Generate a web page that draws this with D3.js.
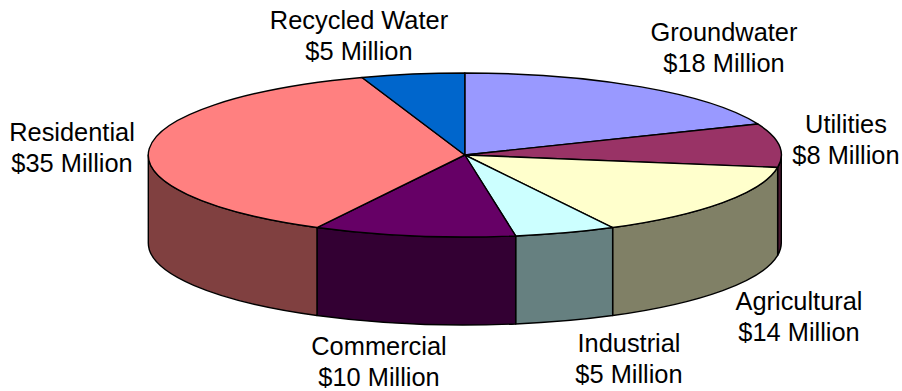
==
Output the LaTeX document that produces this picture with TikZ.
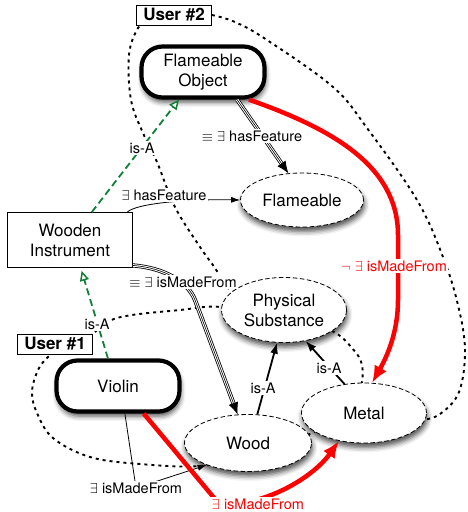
==
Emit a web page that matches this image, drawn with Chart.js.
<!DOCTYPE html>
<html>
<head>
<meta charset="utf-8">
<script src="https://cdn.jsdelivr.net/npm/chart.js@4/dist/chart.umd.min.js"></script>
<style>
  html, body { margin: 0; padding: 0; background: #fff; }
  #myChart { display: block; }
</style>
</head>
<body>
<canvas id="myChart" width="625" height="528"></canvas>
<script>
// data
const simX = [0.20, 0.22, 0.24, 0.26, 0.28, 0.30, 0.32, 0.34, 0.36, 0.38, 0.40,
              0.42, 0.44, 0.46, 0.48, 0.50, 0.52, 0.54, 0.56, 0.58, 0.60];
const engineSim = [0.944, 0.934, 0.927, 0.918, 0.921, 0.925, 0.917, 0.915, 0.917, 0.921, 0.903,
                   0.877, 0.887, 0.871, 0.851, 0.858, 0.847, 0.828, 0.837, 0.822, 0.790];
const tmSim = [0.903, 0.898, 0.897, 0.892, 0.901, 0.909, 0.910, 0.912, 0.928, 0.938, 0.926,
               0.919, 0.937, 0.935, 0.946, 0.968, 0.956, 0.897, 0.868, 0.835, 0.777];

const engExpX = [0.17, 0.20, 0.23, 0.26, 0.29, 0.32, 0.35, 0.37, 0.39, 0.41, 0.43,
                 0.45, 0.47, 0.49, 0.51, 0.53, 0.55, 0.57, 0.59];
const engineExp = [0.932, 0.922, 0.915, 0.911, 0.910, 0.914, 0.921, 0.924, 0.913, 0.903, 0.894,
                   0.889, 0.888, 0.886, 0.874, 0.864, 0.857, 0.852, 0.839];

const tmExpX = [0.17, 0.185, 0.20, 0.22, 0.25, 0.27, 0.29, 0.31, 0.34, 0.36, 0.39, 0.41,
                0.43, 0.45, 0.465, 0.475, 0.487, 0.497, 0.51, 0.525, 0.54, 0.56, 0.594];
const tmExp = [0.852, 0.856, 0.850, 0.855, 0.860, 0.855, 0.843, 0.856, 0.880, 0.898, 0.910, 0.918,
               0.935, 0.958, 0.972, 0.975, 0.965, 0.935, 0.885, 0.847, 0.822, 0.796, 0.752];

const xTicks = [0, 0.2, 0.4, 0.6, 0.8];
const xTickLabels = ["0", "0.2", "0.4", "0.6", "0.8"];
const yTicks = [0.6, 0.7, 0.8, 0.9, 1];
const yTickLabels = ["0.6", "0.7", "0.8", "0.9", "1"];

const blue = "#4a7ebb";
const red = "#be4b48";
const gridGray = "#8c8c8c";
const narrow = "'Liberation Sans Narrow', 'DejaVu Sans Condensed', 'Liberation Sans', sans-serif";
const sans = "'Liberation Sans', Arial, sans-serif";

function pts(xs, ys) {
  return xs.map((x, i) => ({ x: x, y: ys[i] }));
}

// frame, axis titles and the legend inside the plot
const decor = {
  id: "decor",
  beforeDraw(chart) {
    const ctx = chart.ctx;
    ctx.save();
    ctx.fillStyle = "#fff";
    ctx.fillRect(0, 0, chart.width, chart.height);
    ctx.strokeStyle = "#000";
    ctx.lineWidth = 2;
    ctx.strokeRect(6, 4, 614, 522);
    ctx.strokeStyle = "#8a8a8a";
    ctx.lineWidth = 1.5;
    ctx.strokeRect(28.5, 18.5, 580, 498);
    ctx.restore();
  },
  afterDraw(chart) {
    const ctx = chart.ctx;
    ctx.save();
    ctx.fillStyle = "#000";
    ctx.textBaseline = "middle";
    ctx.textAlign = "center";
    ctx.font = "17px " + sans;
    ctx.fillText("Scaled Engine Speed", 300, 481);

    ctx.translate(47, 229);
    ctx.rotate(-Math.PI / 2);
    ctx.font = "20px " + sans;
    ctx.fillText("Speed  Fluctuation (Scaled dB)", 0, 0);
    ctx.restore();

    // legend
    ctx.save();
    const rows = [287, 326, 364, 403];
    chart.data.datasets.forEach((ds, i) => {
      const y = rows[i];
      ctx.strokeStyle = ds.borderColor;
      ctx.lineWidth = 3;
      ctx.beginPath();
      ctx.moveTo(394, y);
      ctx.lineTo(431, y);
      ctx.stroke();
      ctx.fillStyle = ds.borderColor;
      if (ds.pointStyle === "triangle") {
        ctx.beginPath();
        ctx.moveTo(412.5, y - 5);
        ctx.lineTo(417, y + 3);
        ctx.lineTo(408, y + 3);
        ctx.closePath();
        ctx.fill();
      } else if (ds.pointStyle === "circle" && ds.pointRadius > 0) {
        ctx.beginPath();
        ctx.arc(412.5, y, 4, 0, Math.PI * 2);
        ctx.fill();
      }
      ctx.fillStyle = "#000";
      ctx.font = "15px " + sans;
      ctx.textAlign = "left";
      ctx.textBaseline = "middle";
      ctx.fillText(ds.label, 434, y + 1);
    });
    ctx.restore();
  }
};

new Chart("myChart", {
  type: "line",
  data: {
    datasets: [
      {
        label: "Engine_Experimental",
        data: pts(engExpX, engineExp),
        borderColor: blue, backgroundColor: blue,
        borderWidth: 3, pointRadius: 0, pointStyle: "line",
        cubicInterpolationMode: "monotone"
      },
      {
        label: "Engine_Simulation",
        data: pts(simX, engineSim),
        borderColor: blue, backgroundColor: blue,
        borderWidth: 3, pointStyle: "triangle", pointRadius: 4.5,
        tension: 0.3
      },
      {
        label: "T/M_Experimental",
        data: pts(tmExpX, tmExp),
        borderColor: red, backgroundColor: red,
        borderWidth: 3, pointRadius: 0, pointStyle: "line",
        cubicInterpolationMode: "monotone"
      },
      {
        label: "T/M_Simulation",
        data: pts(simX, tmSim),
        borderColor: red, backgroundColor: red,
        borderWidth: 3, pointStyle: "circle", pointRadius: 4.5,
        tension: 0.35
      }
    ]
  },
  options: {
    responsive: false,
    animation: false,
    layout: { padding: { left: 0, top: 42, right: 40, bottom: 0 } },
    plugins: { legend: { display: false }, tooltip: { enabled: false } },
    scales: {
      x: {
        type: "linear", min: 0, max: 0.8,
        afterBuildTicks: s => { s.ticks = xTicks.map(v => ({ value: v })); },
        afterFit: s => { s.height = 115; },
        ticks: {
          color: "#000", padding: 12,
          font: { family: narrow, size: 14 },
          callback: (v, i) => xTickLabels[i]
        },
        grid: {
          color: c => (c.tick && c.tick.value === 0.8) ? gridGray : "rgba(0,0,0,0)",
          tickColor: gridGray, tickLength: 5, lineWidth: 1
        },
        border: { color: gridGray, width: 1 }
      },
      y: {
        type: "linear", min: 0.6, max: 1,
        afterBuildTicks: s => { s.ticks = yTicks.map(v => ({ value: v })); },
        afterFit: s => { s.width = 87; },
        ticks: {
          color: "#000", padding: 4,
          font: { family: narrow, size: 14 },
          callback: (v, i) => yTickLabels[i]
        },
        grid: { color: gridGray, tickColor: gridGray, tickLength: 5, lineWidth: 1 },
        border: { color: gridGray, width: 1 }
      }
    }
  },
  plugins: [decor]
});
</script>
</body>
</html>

▶ [Problem description]
From the records above, extract exactly and only the lines that begin at the line with "Emit a web page" and stop after the line with "0.889, 0.888, 0.886, 0.874, 0.864, 0.857, 0.852, 0.839];".

▶ [Answer to the exercise]
Emit a web page that matches this image, drawn with Chart.js.
<!DOCTYPE html>
<html>
<head>
<meta charset="utf-8">
<script src="https://cdn.jsdelivr.net/npm/chart.js@4/dist/chart.umd.min.js"></script>
<style>
  html, body { margin: 0; padding: 0; background: #fff; }
  #myChart { display: block; }
</style>
</head>
<body>
<canvas id="myChart" width="625" height="528"></canvas>
<script>
// data
const simX = [0.20, 0.22, 0.24, 0.26, 0.28, 0.30, 0.32, 0.34, 0.36, 0.38, 0.40,
              0.42, 0.44, 0.46, 0.48, 0.50, 0.52, 0.54, 0.56, 0.58, 0.60];
const engineSim = [0.944, 0.934, 0.927, 0.918, 0.921, 0.925, 0.917, 0.915, 0.917, 0.921, 0.903,
                   0.877, 0.887, 0.871, 0.851, 0.858, 0.847, 0.828, 0.837, 0.822, 0.790];
const tmSim = [0.903, 0.898, 0.897, 0.892, 0.901, 0.909, 0.910, 0.912, 0.928, 0.938, 0.926,
               0.919, 0.937, 0.935, 0.946, 0.968, 0.956, 0.897, 0.868, 0.835, 0.777];

const engExpX = [0.17, 0.20, 0.23, 0.26, 0.29, 0.32, 0.35, 0.37, 0.39, 0.41, 0.43,
                 0.45, 0.47, 0.49, 0.51, 0.53, 0.55, 0.57, 0.59];
const engineExp = [0.932, 0.922, 0.915, 0.911, 0.910, 0.914, 0.921, 0.924, 0.913, 0.903, 0.894,
                   0.889, 0.888, 0.886, 0.874, 0.864, 0.857, 0.852, 0.839];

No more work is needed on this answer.